▸ **Challenge**: A verbatim copy of the records is required, with all pictures left out.

▸ **Source code of charts**:
## begin

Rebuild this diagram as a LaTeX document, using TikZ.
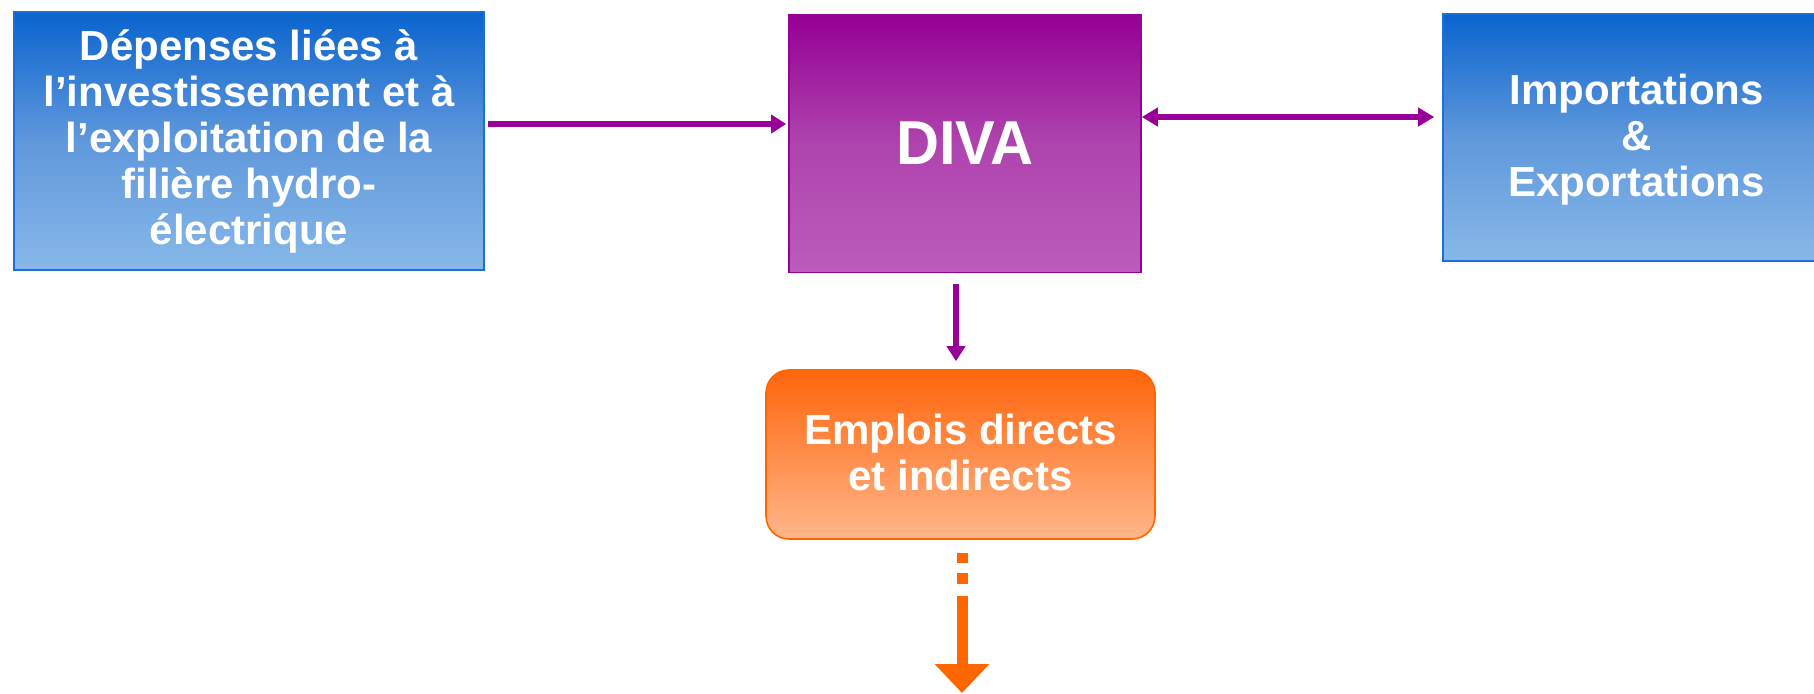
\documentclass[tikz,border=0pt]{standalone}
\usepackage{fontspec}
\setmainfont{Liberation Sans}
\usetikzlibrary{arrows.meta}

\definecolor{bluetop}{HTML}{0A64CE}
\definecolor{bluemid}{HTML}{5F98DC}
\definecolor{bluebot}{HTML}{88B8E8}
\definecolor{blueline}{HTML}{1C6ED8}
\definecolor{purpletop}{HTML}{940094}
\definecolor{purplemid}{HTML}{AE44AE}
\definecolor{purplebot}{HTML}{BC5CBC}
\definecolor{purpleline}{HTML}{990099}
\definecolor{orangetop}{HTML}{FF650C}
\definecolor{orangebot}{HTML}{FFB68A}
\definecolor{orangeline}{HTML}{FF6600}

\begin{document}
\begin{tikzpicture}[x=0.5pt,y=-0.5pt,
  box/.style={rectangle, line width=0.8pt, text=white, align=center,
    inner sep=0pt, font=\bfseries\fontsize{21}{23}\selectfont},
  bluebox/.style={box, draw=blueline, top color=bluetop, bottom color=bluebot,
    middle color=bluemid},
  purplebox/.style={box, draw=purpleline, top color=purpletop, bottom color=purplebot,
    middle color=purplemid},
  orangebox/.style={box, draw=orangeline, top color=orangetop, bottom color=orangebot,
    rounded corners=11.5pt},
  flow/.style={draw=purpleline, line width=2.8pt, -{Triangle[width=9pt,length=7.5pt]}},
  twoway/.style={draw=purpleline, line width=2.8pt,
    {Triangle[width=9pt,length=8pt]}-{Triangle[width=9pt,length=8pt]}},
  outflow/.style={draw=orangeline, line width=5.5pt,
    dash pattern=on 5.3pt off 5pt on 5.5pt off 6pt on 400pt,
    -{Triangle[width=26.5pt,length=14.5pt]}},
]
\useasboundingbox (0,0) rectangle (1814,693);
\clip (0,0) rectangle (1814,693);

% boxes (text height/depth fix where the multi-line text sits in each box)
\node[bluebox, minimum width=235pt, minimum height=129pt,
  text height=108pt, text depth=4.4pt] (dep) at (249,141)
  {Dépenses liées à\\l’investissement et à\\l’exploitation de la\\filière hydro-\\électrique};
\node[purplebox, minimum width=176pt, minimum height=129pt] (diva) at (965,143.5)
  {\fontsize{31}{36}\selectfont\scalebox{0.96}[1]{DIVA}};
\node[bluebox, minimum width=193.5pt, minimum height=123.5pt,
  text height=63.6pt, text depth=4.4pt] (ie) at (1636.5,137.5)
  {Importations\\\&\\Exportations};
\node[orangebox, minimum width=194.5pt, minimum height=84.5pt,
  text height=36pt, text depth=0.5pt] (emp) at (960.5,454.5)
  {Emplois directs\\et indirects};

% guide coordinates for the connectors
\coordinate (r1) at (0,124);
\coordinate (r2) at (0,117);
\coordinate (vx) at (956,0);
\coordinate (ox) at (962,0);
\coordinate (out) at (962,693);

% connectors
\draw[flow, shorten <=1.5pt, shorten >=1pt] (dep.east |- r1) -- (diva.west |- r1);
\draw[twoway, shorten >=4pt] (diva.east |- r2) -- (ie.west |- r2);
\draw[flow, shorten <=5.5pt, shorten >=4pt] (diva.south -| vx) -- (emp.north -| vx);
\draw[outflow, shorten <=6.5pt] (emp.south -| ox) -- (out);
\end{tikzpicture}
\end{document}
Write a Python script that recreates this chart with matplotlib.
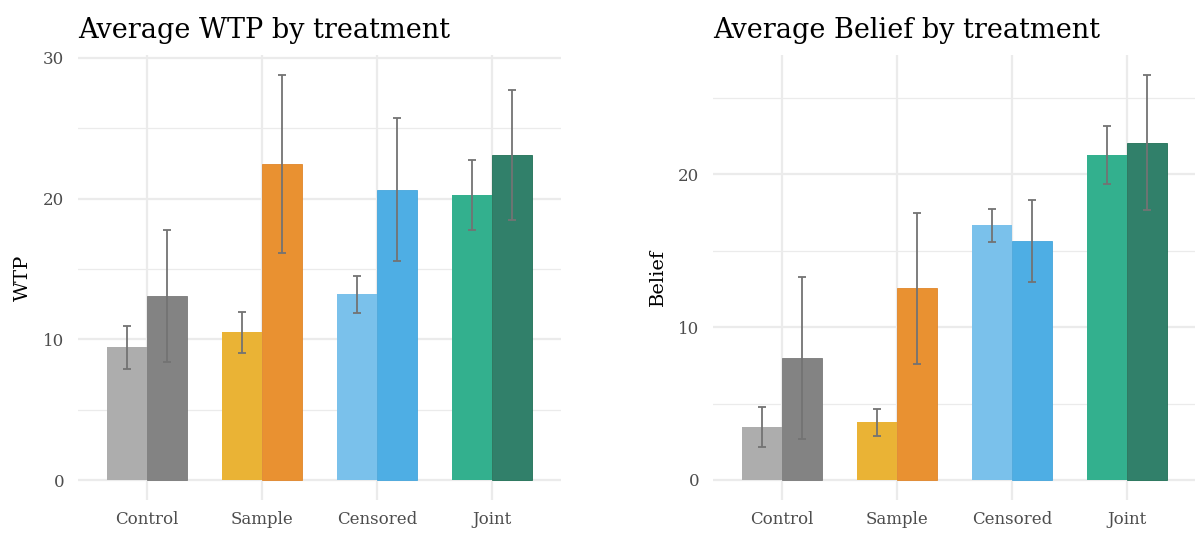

## end

▸ **Solved exercise**:
Rebuild this diagram as a LaTeX document, using TikZ.
\documentclass[tikz,border=0pt]{standalone}
\usepackage{fontspec}
\setmainfont{Liberation Sans}
\usetikzlibrary{arrows.meta}

\definecolor{bluetop}{HTML}{0A64CE}
\definecolor{bluemid}{HTML}{5F98DC}
\definecolor{bluebot}{HTML}{88B8E8}
\definecolor{blueline}{HTML}{1C6ED8}
\definecolor{purpletop}{HTML}{940094}
\definecolor{purplemid}{HTML}{AE44AE}
\definecolor{purplebot}{HTML}{BC5CBC}
\definecolor{purpleline}{HTML}{990099}
\definecolor{orangetop}{HTML}{FF650C}
\definecolor{orangebot}{HTML}{FFB68A}
\definecolor{orangeline}{HTML}{FF6600}

\begin{document}
\begin{tikzpicture}[x=0.5pt,y=-0.5pt,
  box/.style={rectangle, line width=0.8pt, text=white, align=center,
    inner sep=0pt, font=\bfseries\fontsize{21}{23}\selectfont},
  bluebox/.style={box, draw=blueline, top color=bluetop, bottom color=bluebot,
    middle color=bluemid},
  purplebox/.style={box, draw=purpleline, top color=purpletop, bottom color=purplebot,
    middle color=purplemid},
  orangebox/.style={box, draw=orangeline, top color=orangetop, bottom color=orangebot,
    rounded corners=11.5pt},
  flow/.style={draw=purpleline, line width=2.8pt, -{Triangle[width=9pt,length=7.5pt]}},
  twoway/.style={draw=purpleline, line width=2.8pt,
    {Triangle[width=9pt,length=8pt]}-{Triangle[width=9pt,length=8pt]}},
  outflow/.style={draw=orangeline, line width=5.5pt,
    dash pattern=on 5.3pt off 5pt on 5.5pt off 6pt on 400pt,
    -{Triangle[width=26.5pt,length=14.5pt]}},
]
\useasboundingbox (0,0) rectangle (1814,693);
\clip (0,0) rectangle (1814,693);

% boxes (text height/depth fix where the multi-line text sits in each box)
\node[bluebox, minimum width=235pt, minimum height=129pt,
  text height=108pt, text depth=4.4pt] (dep) at (249,141)
  {Dépenses liées à\\l’investissement et à\\l’exploitation de la\\filière hydro-\\électrique};
\node[purplebox, minimum width=176pt, minimum height=129pt] (diva) at (965,143.5)
  {\fontsize{31}{36}\selectfont\scalebox{0.96}[1]{DIVA}};
\node[bluebox, minimum width=193.5pt, minimum height=123.5pt,
  text height=63.6pt, text depth=4.4pt] (ie) at (1636.5,137.5)
  {Importations\\\&\\Exportations};
\node[orangebox, minimum width=194.5pt, minimum height=84.5pt,
  text height=36pt, text depth=0.5pt] (emp) at (960.5,454.5)
  {Emplois directs\\et indirects};

% guide coordinates for the connectors
\coordinate (r1) at (0,124);
\coordinate (r2) at (0,117);
\coordinate (vx) at (956,0);
\coordinate (ox) at (962,0);
\coordinate (out) at (962,693);

% connectors
\draw[flow, shorten <=1.5pt, shorten >=1pt] (dep.east |- r1) -- (diva.west |- r1);
\draw[twoway, shorten >=4pt] (diva.east |- r2) -- (ie.west |- r2);
\draw[flow, shorten <=5.5pt, shorten >=4pt] (diva.south -| vx) -- (emp.north -| vx);
\draw[outflow, shorten <=6.5pt] (emp.south -| ox) -- (out);
\end{tikzpicture}
\end{document}
Write a Python script that recreates this chart with matplotlib.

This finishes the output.